Prove that$ \frac{1}{1+x^{b-a}+x^{c-a}}+\frac{1}{1+x^{a-b}+x^{c-b}}+\frac{1}{1+x^{b-c}+x^{a-c}}=1 $

Given:

\( \frac{1}{1+x^{b-a}+x^{c-a}}+\frac{1}{1+x^{a-b}+x^{c-b}}+\frac{1}{1+x^{b-c}+x^{a-c}}=1 \)

To do:

We have to prove that \( \frac{1}{1+x^{b-a}+x^{c-a}}+\frac{1}{1+x^{a-b}+x^{c-b}}+\frac{1}{1+x^{b-c}+x^{a-c}}=1 \).

Solution:

We know that,

$(a^{m})^{n}=a^{m n}$

$a^{m} \times a^{n}=a^{m+n}$

$a^{m} \div a^{n}=a^{m-n}$

$a^{0}=1$  

LHS $=\frac{1}{1+x^{b-a}+x^{c-a}}+\frac{1}{1+x^{a-b}+x^{c-b}}+\frac{1}{1+x^{b-c}+x^{a-c}}$   

$=\frac{1}{x^{a-a}+x^{b-a}+x^{c-a}}+\frac{1}{x^{b-b}+x^{a-b}+x^{c-b}}+\frac{1}{x^{c-c}+x^{b-c}+x^{a-c}}$           [Substitute $1=x^{a-a}, 1=x^{b-b}$ and $1=x^{c-c}$]

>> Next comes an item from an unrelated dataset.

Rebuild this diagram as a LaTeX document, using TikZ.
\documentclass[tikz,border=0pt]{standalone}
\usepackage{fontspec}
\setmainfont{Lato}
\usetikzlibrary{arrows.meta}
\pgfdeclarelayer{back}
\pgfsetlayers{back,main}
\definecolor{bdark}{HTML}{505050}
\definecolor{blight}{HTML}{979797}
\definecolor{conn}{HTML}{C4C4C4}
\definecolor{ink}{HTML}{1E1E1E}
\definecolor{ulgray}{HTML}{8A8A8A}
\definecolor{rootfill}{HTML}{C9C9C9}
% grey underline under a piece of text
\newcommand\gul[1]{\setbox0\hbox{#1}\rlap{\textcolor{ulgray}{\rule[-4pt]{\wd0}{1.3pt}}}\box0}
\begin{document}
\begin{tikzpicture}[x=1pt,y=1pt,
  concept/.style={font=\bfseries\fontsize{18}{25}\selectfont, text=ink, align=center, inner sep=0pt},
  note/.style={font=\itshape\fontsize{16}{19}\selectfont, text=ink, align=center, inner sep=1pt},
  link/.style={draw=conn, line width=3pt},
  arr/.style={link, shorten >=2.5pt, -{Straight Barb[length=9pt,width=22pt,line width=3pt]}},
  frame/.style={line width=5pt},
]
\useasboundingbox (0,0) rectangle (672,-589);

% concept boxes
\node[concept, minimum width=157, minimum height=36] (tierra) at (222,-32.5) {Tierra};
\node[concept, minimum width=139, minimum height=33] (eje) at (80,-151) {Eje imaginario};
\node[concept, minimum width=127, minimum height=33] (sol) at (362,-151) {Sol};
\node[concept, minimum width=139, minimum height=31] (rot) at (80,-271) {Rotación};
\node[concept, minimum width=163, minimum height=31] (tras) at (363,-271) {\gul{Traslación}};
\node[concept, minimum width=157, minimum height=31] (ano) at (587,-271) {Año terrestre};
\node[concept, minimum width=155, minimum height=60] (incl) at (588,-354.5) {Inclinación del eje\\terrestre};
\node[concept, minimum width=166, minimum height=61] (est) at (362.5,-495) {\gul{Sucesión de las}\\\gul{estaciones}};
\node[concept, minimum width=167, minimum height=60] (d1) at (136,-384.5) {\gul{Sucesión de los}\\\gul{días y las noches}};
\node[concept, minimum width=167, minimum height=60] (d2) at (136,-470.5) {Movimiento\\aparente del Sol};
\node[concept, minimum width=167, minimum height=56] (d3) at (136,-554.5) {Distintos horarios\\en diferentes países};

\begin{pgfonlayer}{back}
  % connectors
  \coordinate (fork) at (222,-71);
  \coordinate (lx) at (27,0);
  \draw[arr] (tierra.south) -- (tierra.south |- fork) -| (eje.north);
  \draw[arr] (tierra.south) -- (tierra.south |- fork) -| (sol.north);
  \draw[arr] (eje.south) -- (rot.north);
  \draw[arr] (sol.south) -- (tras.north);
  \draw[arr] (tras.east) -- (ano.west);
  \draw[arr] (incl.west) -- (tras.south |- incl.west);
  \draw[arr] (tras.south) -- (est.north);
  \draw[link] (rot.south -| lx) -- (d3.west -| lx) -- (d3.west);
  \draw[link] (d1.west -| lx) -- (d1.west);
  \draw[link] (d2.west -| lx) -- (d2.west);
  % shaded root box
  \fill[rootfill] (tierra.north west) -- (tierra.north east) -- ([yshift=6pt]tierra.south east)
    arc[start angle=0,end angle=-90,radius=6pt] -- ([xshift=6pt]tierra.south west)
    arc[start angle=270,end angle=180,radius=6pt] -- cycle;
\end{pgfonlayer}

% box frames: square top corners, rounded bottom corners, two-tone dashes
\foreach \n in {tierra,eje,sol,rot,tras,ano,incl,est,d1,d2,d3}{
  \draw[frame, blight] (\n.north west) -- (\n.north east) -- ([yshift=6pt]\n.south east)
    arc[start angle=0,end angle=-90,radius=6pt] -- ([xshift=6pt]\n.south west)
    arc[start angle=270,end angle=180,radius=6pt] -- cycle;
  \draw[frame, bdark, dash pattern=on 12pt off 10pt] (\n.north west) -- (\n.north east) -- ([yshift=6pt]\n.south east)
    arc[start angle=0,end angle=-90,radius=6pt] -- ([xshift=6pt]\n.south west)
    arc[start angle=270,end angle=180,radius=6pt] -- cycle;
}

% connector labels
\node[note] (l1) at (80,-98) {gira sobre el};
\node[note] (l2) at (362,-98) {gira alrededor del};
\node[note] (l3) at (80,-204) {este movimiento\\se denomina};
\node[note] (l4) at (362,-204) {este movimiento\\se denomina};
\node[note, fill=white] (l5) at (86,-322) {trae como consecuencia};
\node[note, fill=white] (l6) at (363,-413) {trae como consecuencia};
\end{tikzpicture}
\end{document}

$=\frac{1}{x^{-a}(x^{a}+x^{b}+x^{c})}+\frac{1}{x^{-b}(x^{b}+x^{a}+x^{c})}+\frac{1}{x^{-c}(x^{c}+x^{b}+x^{a})}$

$=\frac{x^{a}+x^{b}+x^{c}}{x^{a}+x^{b}+x^{c}}$

$=1$

$=$ RHS

Hence proved.